I went to my grand nephew’s high school graduation tonight (congrats Brandon!) and like I usually do at such events I started analyzing the program booklet.
What caught my attention was the fact that there was only one student with the last name of Smith. That seemed unusual for a class of just about 300 students, so I decided to do some research.
When I got home I went to Wikipedia and found a listing of the most popular last names in the U.S., and how frequently those last names appear. If you are still reading this post, here is what I found:
Top 5 most popular last names frequency per 100,000
Based on this frequency, I was able to calculate how many students with these last names should be in a class of 300 students. This is shown in the table below, along with the actual number of students there were with that last name:
Top 5 most popular last names expected # per 300 actual number
Smith 2.64 1
Johnson 2.06 0
Williams 1.71 1
Brown 1.54 0
Jones 1.52 1
Total 9.47 3
I’m not going to attempt any further analysis to estimate the probability of having an sample population that seems so different than what the expected population should be, but my guess is that it would be pretty small likelihood for such an outcome shown in the table above.
The more interesting question is “why is the actual sample so different than the expected one?”
The Wikipedia article is based on data from the 2000 census; could it be the population has changed dramatically in 16 years? The Wikipedia article does compare the ranking of names to the 1990 census, and it does not seem to be that different (the same five names are in the top five for each census, although in a slightly different order). So I can’t imagine it would be that different now.
Could it be that where I live is not representative of the general population of the U.S.? It seems like a normal suburb, about 20 minutes from Philadelphia, but then again, I grew up around here. So it’s hard for me to know if this area is similar to other parts of the U.S.

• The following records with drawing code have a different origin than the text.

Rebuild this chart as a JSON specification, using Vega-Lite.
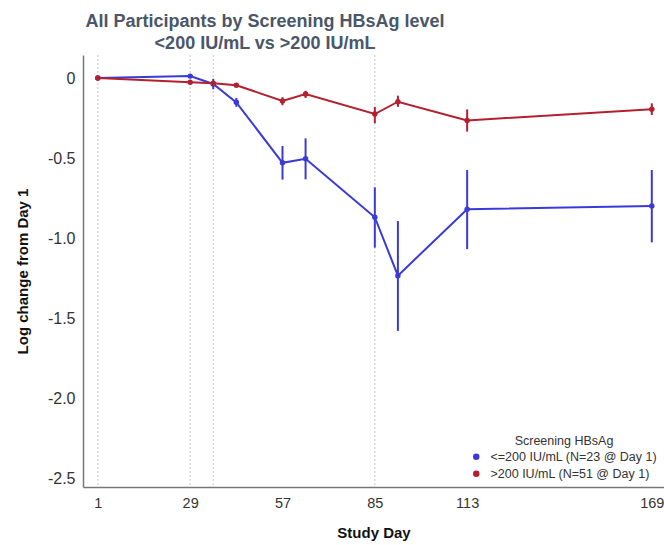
{
  "$schema": "https://vega.github.io/schema/vega-lite/v6.json",
  "autosize": {"type": "none"},
  "padding": {"left": 83, "top": 55, "right": 0, "bottom": 58},
  "width": 581,
  "height": 432,
  "background": "white",
  "title": {
    "text": ["All Participants by Screening HBsAg level", "<200 IU/mL vs >200 IU/mL"],
    "font": "Liberation Sans",
    "fontSize": 18,
    "fontWeight": "bold",
    "color": "#4a566a",
    "anchor": "start",
    "align": "center",
    "frame": "group",
    "dx": 182,
    "offset": 2,
    "lineHeight": 22
  },
  "config": {
    "view": {"stroke": null},
    "font": "Liberation Sans",
    "axis": {
      "labelFont": "Liberation Sans",
      "titleFont": "Liberation Sans",
      "labelColor": "#333333",
      "titleColor": "#111111",
      "domainColor": "#777777",
      "domainWidth": 1.5,
      "ticks": false,
      "grid": false
    }
  },
  "datasets": {
    "series": [
      {"group": "<=200 IU/mL (N=23 @ Day 1)", "day": 1, "mean": 0, "lo": 0, "hi": 0},
      {"group": "<=200 IU/mL (N=23 @ Day 1)", "day": 29, "mean": 0.012, "lo": 0.0, "hi": 0.022},
      {"group": "<=200 IU/mL (N=23 @ Day 1)", "day": 36, "mean": -0.037, "lo": -0.07, "hi": -0.005},
      {"group": "<=200 IU/mL (N=23 @ Day 1)", "day": 43, "mean": -0.152, "lo": -0.18, "hi": -0.125},
      {"group": "<=200 IU/mL (N=23 @ Day 1)", "day": 57, "mean": -0.53, "lo": -0.635, "hi": -0.425},
      {"group": "<=200 IU/mL (N=23 @ Day 1)", "day": 64, "mean": -0.505, "lo": -0.633, "hi": -0.377},
      {"group": "<=200 IU/mL (N=23 @ Day 1)", "day": 85, "mean": -0.87, "lo": -1.06, "hi": -0.683},
      {"group": "<=200 IU/mL (N=23 @ Day 1)", "day": 92, "mean": -1.235, "lo": -1.58, "hi": -0.894},
      {"group": "<=200 IU/mL (N=23 @ Day 1)", "day": 113, "mean": -0.82, "lo": -1.069, "hi": -0.575},
      {"group": "<=200 IU/mL (N=23 @ Day 1)", "day": 169, "mean": -0.8, "lo": -1.027, "hi": -0.575},
      {"group": ">200 IU/mL (N=51 @ Day 1)", "day": 1, "mean": 0, "lo": 0, "hi": 0},
      {"group": ">200 IU/mL (N=51 @ Day 1)", "day": 29, "mean": -0.027, "lo": -0.037, "hi": -0.017},
      {"group": ">200 IU/mL (N=51 @ Day 1)", "day": 36, "mean": -0.032, "lo": -0.045, "hi": -0.018},
      {"group": ">200 IU/mL (N=51 @ Day 1)", "day": 43, "mean": -0.045, "lo": -0.055, "hi": -0.035},
      {"group": ">200 IU/mL (N=51 @ Day 1)", "day": 57, "mean": -0.143, "lo": -0.17, "hi": -0.12},
      {"group": ">200 IU/mL (N=51 @ Day 1)", "day": 64, "mean": -0.1, "lo": -0.125, "hi": -0.08},
      {"group": ">200 IU/mL (N=51 @ Day 1)", "day": 85, "mean": -0.225, "lo": -0.283, "hi": -0.18},
      {"group": ">200 IU/mL (N=51 @ Day 1)", "day": 92, "mean": -0.148, "lo": -0.18, "hi": -0.11},
      {"group": ">200 IU/mL (N=51 @ Day 1)", "day": 113, "mean": -0.265, "lo": -0.335, "hi": -0.196},
      {"group": ">200 IU/mL (N=51 @ Day 1)", "day": 169, "mean": -0.195, "lo": -0.231, "hi": -0.158}
    ],
    "refs": [{"day": 1}, {"day": 29}, {"day": 36}, {"day": 85}]
  },
  "layer": [
    {
      "data": {"name": "refs"},
      "mark": {"type": "rule", "color": "#c8c8c8", "strokeDash": [2, 2], "strokeWidth": 1},
      "encoding": {
        "x": {"field": "day", "type": "quantitative", "scale": {"domain": [-3.5, 172.7], "nice": false, "zero": false}}
      }
    },
    {
      "data": {"name": "series"},
      "mark": {"type": "rule", "strokeWidth": 2},
      "encoding": {
        "x": {"field": "day", "type": "quantitative"},
        "y": {"field": "lo", "type": "quantitative"},
        "y2": {"field": "hi"},
        "color": {"field": "group", "type": "nominal"}
      }
    },
    {
      "data": {"name": "series"},
      "mark": {"type": "line", "strokeWidth": 2, "point": {"filled": true, "size": 30}},
      "encoding": {
        "x": {
          "field": "day", "type": "quantitative",
          "scale": {"domain": [-3.5, 172.7], "nice": false, "zero": false},
          "axis": {
            "values": [1, 29, 57, 85, 113, 169],
            "title": "Study Day",
            "titleFontSize": 15,
            "titleFontWeight": "bold",
            "labelFontSize": 14.5,
            "labelPadding": 9,
            "titlePadding": 16
          }
        },
        "y": {
          "field": "mean", "type": "quantitative",
          "scale": {"domain": [-2.556, 0.144], "nice": false, "zero": false},
          "axis": {
            "values": [0, -0.5, -1, -1.5, -2, -2.5],
            "labelExpr": "datum.value == 0 ? '0' : '-' + format(-datum.value, '.1f')",
            "title": "Log change from Day 1",
            "titleFontSize": 15,
            "titleFontWeight": "bold",
            "labelFontSize": 16,
            "labelPadding": 8,
            "titlePadding": 17
          }
        },
        "color": {
          "field": "group", "type": "nominal",
          "scale": {"domain": ["<=200 IU/mL (N=23 @ Day 1)", ">200 IU/mL (N=51 @ Day 1)"], "range": ["#3a3ad8", "#b3202f"]},
          "legend": {
            "title": "Screening HBsAg",
            "orient": "none",
            "legendX": 387,
            "legendY": 380,
            "padding": 0,
            "titleAnchor": "middle",
            "titleFontWeight": "normal",
            "titleFontSize": 12.5,
            "titleColor": "#333333",
            "labelFontSize": 12.5,
            "labelColor": "#333333",
            "labelLimit": 300,
            "symbolType": "circle",
            "symbolSize": 25,
            "rowPadding": 4,
            "labelOffset": 8,
            "titlePadding": 3
          }
        }
      }
    }
  ]
}
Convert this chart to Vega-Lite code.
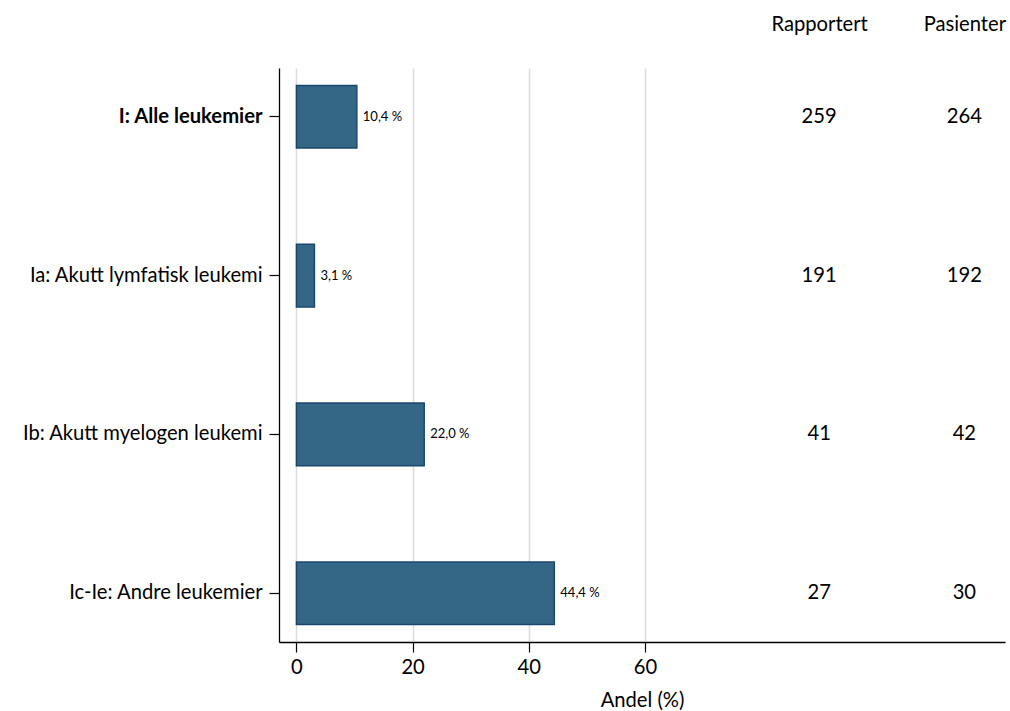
{
  "$schema": "https://vega.github.io/schema/vega-lite/v6.json",
  "width": 726,
  "height": 574,
  "autosize": "none",
  "padding": {"left": 279, "top": 68, "right": 5, "bottom": 69},
  "background": "white",
  "config": {
    "font": "Lato",
    "view": {"stroke": null},
    "axis": {"labelColor": "#000000", "titleColor": "#000000", "domainColor": "#000000", "tickColor": "#000000"}
  },
  "data": {
    "values": [
      {"gruppe": "I: Alle leukemier\u00a0", "andel": 10.4, "etikett": "10,4 %", "rapportert": 259, "pasienter": 264},
      {"gruppe": "Ia: Akutt lymfatisk leukemi", "andel": 3.1, "etikett": "3,1 %", "rapportert": 191, "pasienter": 192},
      {"gruppe": "Ib: Akutt myelogen leukemi", "andel": 22.0, "etikett": "22,0 %", "rapportert": 41, "pasienter": 42},
      {"gruppe": "Ic-Ie: Andre leukemier\u00a0", "andel": 44.4, "etikett": "44,4 %", "rapportert": 27, "pasienter": 30}
    ]
  },
  "encoding": {
    "y": {
      "field": "gruppe",
      "type": "nominal",
      "sort": null,
      "scale": {"paddingInner": 0.606, "paddingOuter": 0.11},
      "axis": {
        "title": null,
        "labelFontSize": 20.2,
        "labelLimit": 400,
        "labelPadding": 7,
        "tickSize": 10,
        "tickWidth": 1.2,
        "domainWidth": 1.3,
        "grid": false,
        "labelFontWeight": {"expr": "indexof(datum.value, 'I: Alle') == 0 ? 'bold' : 'normal'"}
      }
    }
  },
  "layer": [
    {
      "mark": {"type": "bar", "fill": "#346686", "stroke": "#1a476f", "strokeWidth": 1.5},
      "encoding": {
        "x": {
          "field": "andel",
          "type": "quantitative",
          "scale": {"domain": [-3, 122], "nice": false, "zero": false},
          "axis": {
            "orient": "bottom",
            "values": [0, 20, 40, 60],
            "title": "Andel (%)",
            "titleFontSize": 20.2,
            "titleFontWeight": "normal",
            "titlePadding": 13,
            "labelFontSize": 20.2,
            "labelPadding": 5,
            "tickSize": 10,
            "tickWidth": 1.2,
            "domainWidth": 1.3,
            "grid": true,
            "gridColor": "#dcdcdc",
            "gridWidth": 1.5
          }
        }
      }
    },
    {
      "mark": {"type": "text", "align": "left", "baseline": "middle", "dx": 6, "fontSize": 13, "color": "#000000"},
      "encoding": {
        "x": {"field": "andel", "type": "quantitative", "scale": {"domain": [-3, 122], "nice": false, "zero": false}, "axis": null},
        "text": {"field": "etikett"}
      }
    },
    {
      "mark": {"type": "text", "align": "center", "baseline": "middle", "fontSize": 20.2, "color": "#000000"},
      "encoding": {
        "x": {
          "datum": 90,
          "type": "quantitative",
          "scale": {"domain": [-3, 122], "nice": false, "zero": false},
          "axis": {
            "orient": "top",
            "values": [90, 115],
            "labelExpr": "datum.value == 90 ? 'Rapportert' : 'Pasienter'",
            "title": null,
            "domain": false,
            "ticks": false,
            "tickSize": 0,
            "grid": false,
            "labelFontSize": 20.2,
            "labelPadding": 34
          }
        },
        "text": {"field": "rapportert"}
      }
    },
    {
      "mark": {"type": "text", "align": "center", "baseline": "middle", "fontSize": 20.2, "color": "#000000"},
      "encoding": {
        "x": {"datum": 115, "type": "quantitative", "scale": {"domain": [-3, 122], "nice": false, "zero": false}, "axis": null},
        "text": {"field": "pasienter"}
      }
    }
  ],
  "resolve": {"axis": {"x": "independent"}}
}
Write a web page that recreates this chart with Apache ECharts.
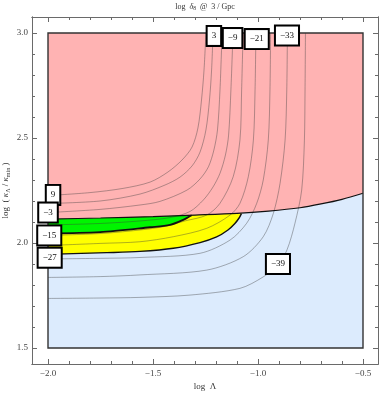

Or could it be that sometimes these are the sorts of results you see when just looking at a subset of the overall population. Perhaps last year’s class was loaded with students with these last names, or maybe next year’s will be. If we were to include the past 10 years of graduates, it may come very close to the expected outcome. Or again, maybe not, if this high school is not representative of the overall U.S. population.
One other item that stood out to me – there were seven sets of twins in a class of 300. I’ll save that statistical analysis for another day.
So this is just a sample of the sort of thoughts that run through my mind when it has a chance to wander.
Maybe someday I’ll write a post about what I am thinking about while I am at church. That post could go for several pages…